Clergyman
Centurion, 1921–1953
Born 23 July 1869 in Castlequarter, Antrim, Northern Ireland
Died 13 January 1953 in Olean, New York
Buried Saint John in the Wilderness Cemetery, Lake Clear, New York
Proposed by George E. Brewer and Arthur Lyman Fisk
Elected 5 March 1921 at age fifty-one
Century Memorial
William B. Lusk was born in County Antrim in North Ireland, educated at Queens College, Belfast, and came to this country in 1894 to attend Princeton Theological Seminary. He graduated in 1897 and was appointed Superintendent of the Adirondack Mission, which consisted of fifteen small and scattered Presbyterian churches in northern New York. With this consecrated enterprise he was involved for ten years, but in 1907 he was received into the Episcopal Church and became assistant rector at Tuxedo Park. In 1915 he was called to be rector of St. Stephen’s Church in Ridgefield; and there he lived and labored the rest of his life.

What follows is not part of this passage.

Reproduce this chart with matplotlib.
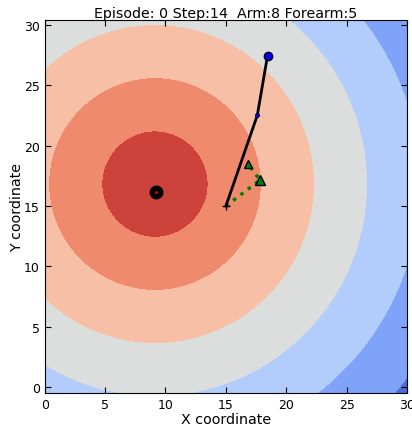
import numpy as np
from matplotlib import pyplot as plt

# reward field: distance from goal, contour levels
goal_field = (9.13, 16.82)
levels = [0, 4.4, 8.8, 13.2, 17.6, 22.0, 26.4, 30.8]

goal = (9.2, 16.15)

# arm: base, elbow, hand
arm_x = [15.0, 17.6, 18.45]
arm_y = [15.0, 22.5, 27.45]

# previous pose (green dotted)
prev_x = [15.0, 17.82, 16.85]
prev_y = [15.0, 17.15, 18.47]

xs = np.linspace(-1, 31, 161)
ys = np.linspace(-1, 31, 161)
X, Y = np.meshgrid(xs, ys)
Z = np.sqrt((X - goal_field[0])**2 + (Y - goal_field[1])**2)

fig = plt.figure(figsize=(4.12, 4.27), dpi=100)
ax = fig.add_axes([0.1085, 0.0773, 0.8795, 0.8742])
ax.contourf(X, Y, Z, levels=levels, cmap='coolwarm_r')

ax.plot(goal[0], goal[1], 'o', color='k', markersize=9)
ax.plot(goal[0], goal[1], 'o', color='r', markersize=2, markeredgewidth=0)

ax.plot(prev_x, prev_y, ':', color='g', linewidth=2.5)
ax.plot(prev_x[1], prev_y[1], '^', color='g', markeredgecolor='k', markersize=7)
ax.plot(prev_x[2], prev_y[2], '^', color='g', markeredgecolor='k', markersize=6)

ax.plot(arm_x, arm_y, '-', color='k', linewidth=2)
ax.plot(arm_x[0], arm_y[0], '+', color='k', markersize=6)
ax.plot(arm_x[1], arm_y[1], 'o', color='b', markeredgecolor='k', markersize=3, markeredgewidth=0.5)
ax.plot(arm_x[2], arm_y[2], 'o', color='b', markeredgecolor='k', markersize=6)

ax.set_xlim(0, 30)
ax.set_ylim(-0.47, 30.42)
ax.set_xticks([0, 5, 10, 15, 20, 25, 30])
ax.set_yticks([0, 5, 10, 15, 20, 25, 30])
ax.tick_params(direction='in', top=True, right=True, labelsize=9, length=4)
ax.set_xlabel('X coordinate', fontsize=10.3, labelpad=1)
ax.set_ylabel('Y coordinate', fontsize=10.3, labelpad=0)
ax.set_title('Episode: 0 Step:14  Arm:8 Forearm:5', fontsize=10.3, pad=2)

fig.savefig('out.png', dpi=100)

Lusk was a very engaging person. He was naturally gregarious, always expecting to be welcome, and he had a friendly and disarming approach which got him, unharmed, in and out of places and positions that might have been alarming to angels. His early life in the Adirondacks had brought him in touch with some rich and reasonably important people who, at the turn of the century, used to go to St. Regis, Paul Smith’s, and Saranac in the summer and “camp.” These gentry were much entertained by Lusk, they liked him immensely, and they stuck by him all through the years. At Ridgefield, also, he found an ancient civilization of pleasant, friendly people of his own age who came to his church and were congenial and sympathetic with the things he stood for.
Although Lusk had been trained at Princeton Theological Seminary, he was anything but a fundamentalist; nor was he interested in theology or creeds. His sermons were encouragements to the practice of brotherly love, and he never strayed for long from that theme. He gave the impression that ideas were occurring to him for the first time in the pulpit as he talked, and this imparted a vitality to his words which made up for a lack of organization.
He used to come into New York every little while to confer with the low-church wing of Episcopalians and lay plans for articles in the Churchman and for other petards calculated to hoist the ambitions of the Anglo-Catholics; but he was always so pleasant himself, so devoid of rancor, so transparently guileless, that he invariably escaped the episcopal censure that was sometimes visited on his co-conspirators. He was a perfect country parson: kind, reliable, and understanding. He spoke with the suggestion of a brogue; his smile was quick and reassuring; he was gallant in misfortune; he had the great virtues of the Irish.